[SUPPLIED INFORMATION start]

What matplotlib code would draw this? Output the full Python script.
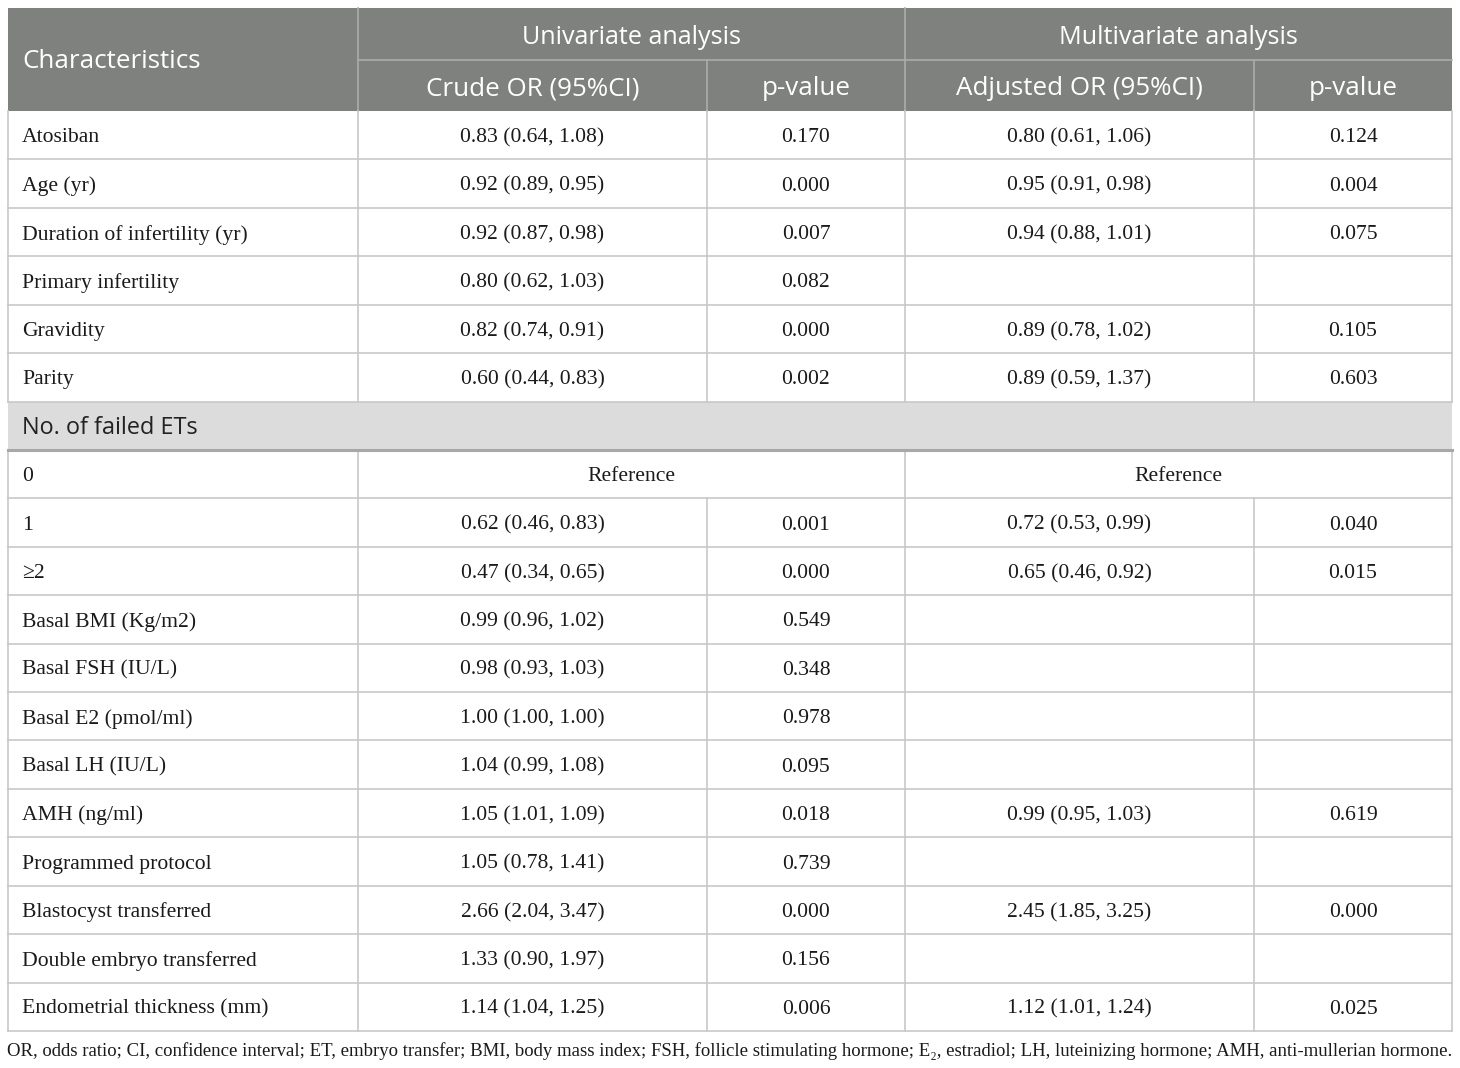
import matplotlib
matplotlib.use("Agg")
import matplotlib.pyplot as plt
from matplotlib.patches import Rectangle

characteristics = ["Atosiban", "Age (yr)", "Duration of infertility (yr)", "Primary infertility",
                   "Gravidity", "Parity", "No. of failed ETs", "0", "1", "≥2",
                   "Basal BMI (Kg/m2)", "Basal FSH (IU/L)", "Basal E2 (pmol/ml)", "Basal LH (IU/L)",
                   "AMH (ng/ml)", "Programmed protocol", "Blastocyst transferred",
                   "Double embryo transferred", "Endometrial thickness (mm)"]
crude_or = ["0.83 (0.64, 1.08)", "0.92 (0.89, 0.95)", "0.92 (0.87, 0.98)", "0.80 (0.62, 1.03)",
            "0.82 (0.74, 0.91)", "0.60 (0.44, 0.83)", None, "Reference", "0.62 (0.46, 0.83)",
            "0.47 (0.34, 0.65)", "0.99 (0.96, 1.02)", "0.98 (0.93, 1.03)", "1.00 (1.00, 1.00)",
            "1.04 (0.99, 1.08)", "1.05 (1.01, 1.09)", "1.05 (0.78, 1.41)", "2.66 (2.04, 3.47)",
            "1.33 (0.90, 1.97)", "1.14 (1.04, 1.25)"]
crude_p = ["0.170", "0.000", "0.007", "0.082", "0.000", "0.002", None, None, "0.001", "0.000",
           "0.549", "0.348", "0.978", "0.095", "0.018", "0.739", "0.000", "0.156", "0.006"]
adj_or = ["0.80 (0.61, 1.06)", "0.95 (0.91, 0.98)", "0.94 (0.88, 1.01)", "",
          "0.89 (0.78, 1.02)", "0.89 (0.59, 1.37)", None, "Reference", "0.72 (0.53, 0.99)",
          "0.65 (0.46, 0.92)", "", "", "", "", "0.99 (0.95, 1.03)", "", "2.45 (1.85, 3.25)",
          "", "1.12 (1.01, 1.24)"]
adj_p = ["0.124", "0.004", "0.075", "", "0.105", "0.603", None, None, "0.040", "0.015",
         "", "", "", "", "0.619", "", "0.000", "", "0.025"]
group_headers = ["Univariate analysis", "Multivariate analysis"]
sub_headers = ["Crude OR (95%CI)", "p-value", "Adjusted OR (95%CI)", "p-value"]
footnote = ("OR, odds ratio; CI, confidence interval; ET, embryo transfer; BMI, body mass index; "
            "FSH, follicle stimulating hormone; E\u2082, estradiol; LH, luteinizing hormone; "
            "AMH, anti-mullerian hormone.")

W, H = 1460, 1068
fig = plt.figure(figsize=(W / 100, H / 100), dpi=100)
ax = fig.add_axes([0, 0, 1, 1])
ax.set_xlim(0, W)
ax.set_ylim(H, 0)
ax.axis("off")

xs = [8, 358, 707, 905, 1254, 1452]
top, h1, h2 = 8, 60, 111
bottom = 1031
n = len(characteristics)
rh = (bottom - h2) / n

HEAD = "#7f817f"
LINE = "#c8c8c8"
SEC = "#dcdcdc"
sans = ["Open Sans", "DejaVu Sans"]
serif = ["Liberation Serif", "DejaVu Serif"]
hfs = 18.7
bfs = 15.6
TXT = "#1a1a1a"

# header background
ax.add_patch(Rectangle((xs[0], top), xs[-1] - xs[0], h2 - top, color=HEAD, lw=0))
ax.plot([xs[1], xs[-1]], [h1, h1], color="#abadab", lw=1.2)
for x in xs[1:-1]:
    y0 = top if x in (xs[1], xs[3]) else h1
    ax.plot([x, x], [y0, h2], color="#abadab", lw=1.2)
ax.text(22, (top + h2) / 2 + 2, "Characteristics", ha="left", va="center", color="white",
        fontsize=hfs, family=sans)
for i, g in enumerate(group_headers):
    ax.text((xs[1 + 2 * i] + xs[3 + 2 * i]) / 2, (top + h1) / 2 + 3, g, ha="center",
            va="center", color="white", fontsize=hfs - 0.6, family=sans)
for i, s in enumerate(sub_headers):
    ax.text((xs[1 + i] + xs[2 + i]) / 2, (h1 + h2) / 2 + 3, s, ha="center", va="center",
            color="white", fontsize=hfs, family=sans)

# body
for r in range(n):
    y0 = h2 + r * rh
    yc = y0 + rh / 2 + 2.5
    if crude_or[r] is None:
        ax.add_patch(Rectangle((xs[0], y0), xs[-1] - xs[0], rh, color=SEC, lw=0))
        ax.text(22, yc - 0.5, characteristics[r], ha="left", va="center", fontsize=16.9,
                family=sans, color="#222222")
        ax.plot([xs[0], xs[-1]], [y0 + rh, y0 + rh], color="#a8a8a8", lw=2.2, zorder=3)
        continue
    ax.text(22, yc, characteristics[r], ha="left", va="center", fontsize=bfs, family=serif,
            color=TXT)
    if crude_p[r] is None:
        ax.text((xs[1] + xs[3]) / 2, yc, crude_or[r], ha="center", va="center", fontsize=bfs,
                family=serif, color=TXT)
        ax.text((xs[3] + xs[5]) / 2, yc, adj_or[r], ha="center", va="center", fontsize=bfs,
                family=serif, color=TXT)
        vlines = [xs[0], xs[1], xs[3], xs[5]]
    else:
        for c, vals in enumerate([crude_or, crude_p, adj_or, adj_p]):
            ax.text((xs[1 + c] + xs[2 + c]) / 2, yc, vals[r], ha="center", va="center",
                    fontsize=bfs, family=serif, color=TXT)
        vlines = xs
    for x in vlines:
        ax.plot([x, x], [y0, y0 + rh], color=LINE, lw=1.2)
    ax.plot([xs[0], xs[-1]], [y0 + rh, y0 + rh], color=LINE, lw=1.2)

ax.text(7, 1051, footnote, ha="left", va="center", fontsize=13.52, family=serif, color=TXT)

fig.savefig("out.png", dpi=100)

[SUPPLIED INFORMATION end]

WRITTEN TASK
Tally the lines above that contain the word "matplotlib", and reply with only the number.

PROBLEM SOLUTION
5